───── Information supplied
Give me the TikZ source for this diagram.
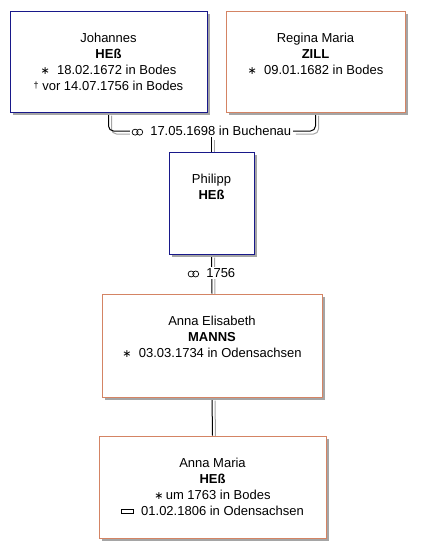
\documentclass[tikz,border=0pt]{standalone}
\usepackage{fontspec}
\setmainfont{Liberation Sans}
\newfontfamily\symb{DejaVu Sans}
\usetikzlibrary{shadows,positioning}
\definecolor{mannrand}{RGB}{24,24,138}
\definecolor{fraurand}{RGB}{212,132,100}
\definecolor{schatten}{RGB}{165,165,165}
% Ringe, Stern, Kreuz und Grab
\newcommand{\ehe}{\tikz[baseline=-0.5pt, line width=0.7pt]{\draw (0,3pt) circle (3pt); \draw (4.6pt,3pt) circle (3pt);}}
\newcommand{\geb}{{\symb\fontsize{11}{11}\selectfont ∗}}
\newcommand{\gest}{{\fontsize{9}{9}\selectfont\raisebox{2pt}{†}}}
\newcommand{\grab}{\tikz[baseline=0pt, line width=0.8pt]{\draw (0,2.2pt) rectangle (12pt,5.4pt);}}
\pgfdeclarelayer{hinten}
\pgfsetlayers{hinten,main}
\tikzset{
  kasten/.style={draw, fill=white, line width=1pt, inner sep=0pt,
    drop shadow={shadow xshift=3pt, shadow yshift=-3pt, fill=schatten, opacity=1}},
  mann/.style={kasten, draw=mannrand},
  frau/.style={kasten, draw=fraurand},
  daten/.style={anchor=north, align=center, inner sep=0pt,
    font=\fontsize{13}{16}\selectfont},
  ehetext/.style={inner sep=1.5pt, fill=white, font=\fontsize{13}{15}\selectfont},
  linie/.style={line width=1pt, rounded corners=5pt,
    preaction={draw=schatten, line width=1pt, transform canvas={shift={(3pt,-3pt)}}}}
}
\begin{document}
\begin{tikzpicture}[x=1pt, y=-1pt]
  \useasboundingbox (0,0) rectangle (424,558);

  % Eltern
  \node[mann, minimum width=197pt, minimum height=101pt] (johannes) at (108.5, 61.5) {};
  \node[frau, minimum width=179pt, minimum height=101pt] (regina) at (315.5, 61.5) {};
  \node[daten] (johannes-t) at ([yshift=-22pt]johannes.north)
    {Johannes\\ \textbf{HEß}\\ \geb\ \ 18.02.1672 in Bodes\\ \gest\ vor 14.07.1756 in Bodes};
  \node[daten] (regina-t) at ([yshift=-22pt]regina.north)
    {Regina Maria\\ \textbf{ZILL}\\ \geb\ \ 09.01.1682 in Bodes};

  % Sohn
  \node[mann, minimum width=85pt, minimum height=102pt] (philipp) at (211.5, 203) {};
  \node[daten] (philipp-t) at ([yshift=-22pt]philipp.north)
    {Philipp\\ \textbf{HEß}};

  % Ehefrau
  \node[frau, minimum width=220pt, minimum height=103pt] (elisabeth) at (212, 345.5) {};
  \node[daten] (elisabeth-t) at ([yshift=-22pt]elisabeth.north)
    {Anna Elisabeth\\ \textbf{MANNS}\\ \geb\ \ 03.03.1734 in Odensachsen};

  % Tochter
  \node[frau, minimum width=227pt, minimum height=102pt] (annamaria) at (212.5, 487) {};
  \node[daten] (annamaria-t) at ([yshift=-22pt]annamaria.north)
    {Anna Maria\\ \textbf{HEß}\\ \geb\,um 1763 in Bodes\\ \grab\ \ 01.02.1806 in Odensachsen};

  % Heiraten
  \node[ehetext] (heirat1) at (211.5, 131) {\ehe\ \ 17.05.1698 in Buchenau};
  \node[ehetext] (heirat2) at (211.5, 273) {\ehe\ \ 1756};

  \begin{pgfonlayer}{hinten}
    \draw[linie] (johannes.south) |- (heirat1.west);
    \draw[linie] (heirat1.east) -| (regina.south);
    \draw[linie] (heirat1.south -| philipp.north) -- (philipp.north);
    \draw[linie] (philipp.south) -- (elisabeth.north);
    \draw[linie] (elisabeth.south) -- (annamaria.north);
  \end{pgfonlayer}
\end{tikzpicture}
\end{document}
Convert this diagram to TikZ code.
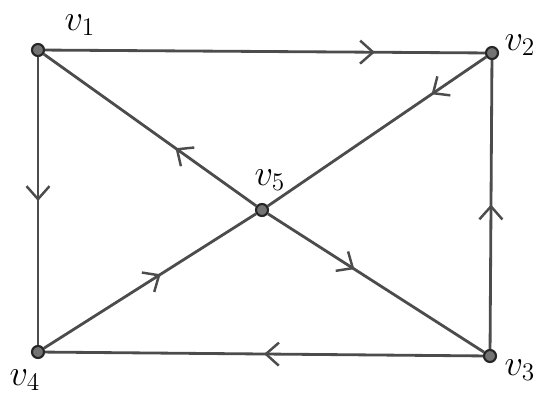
──────────
What you should do: Start at the top of the entries and repeat each line exactly, ending at the line that contains "(0,0) rectangle (424,558);". Pictures are not part of the copy.

Exercise output:
Give me the TikZ source for this diagram.
\documentclass[tikz,border=0pt]{standalone}
\usepackage{fontspec}
\setmainfont{Liberation Sans}
\newfontfamily\symb{DejaVu Sans}
\usetikzlibrary{shadows,positioning}
\definecolor{mannrand}{RGB}{24,24,138}
\definecolor{fraurand}{RGB}{212,132,100}
\definecolor{schatten}{RGB}{165,165,165}
% Ringe, Stern, Kreuz und Grab
\newcommand{\ehe}{\tikz[baseline=-0.5pt, line width=0.7pt]{\draw (0,3pt) circle (3pt); \draw (4.6pt,3pt) circle (3pt);}}
\newcommand{\geb}{{\symb\fontsize{11}{11}\selectfont ∗}}
\newcommand{\gest}{{\fontsize{9}{9}\selectfont\raisebox{2pt}{†}}}
\newcommand{\grab}{\tikz[baseline=0pt, line width=0.8pt]{\draw (0,2.2pt) rectangle (12pt,5.4pt);}}
\pgfdeclarelayer{hinten}
\pgfsetlayers{hinten,main}
\tikzset{
  kasten/.style={draw, fill=white, line width=1pt, inner sep=0pt,
    drop shadow={shadow xshift=3pt, shadow yshift=-3pt, fill=schatten, opacity=1}},
  mann/.style={kasten, draw=mannrand},
  frau/.style={kasten, draw=fraurand},
  daten/.style={anchor=north, align=center, inner sep=0pt,
    font=\fontsize{13}{16}\selectfont},
  ehetext/.style={inner sep=1.5pt, fill=white, font=\fontsize{13}{15}\selectfont},
  linie/.style={line width=1pt, rounded corners=5pt,
    preaction={draw=schatten, line width=1pt, transform canvas={shift={(3pt,-3pt)}}}}
}
\begin{document}
\begin{tikzpicture}[x=1pt, y=-1pt]
  \useasboundingbox (0,0) rectangle (424,558);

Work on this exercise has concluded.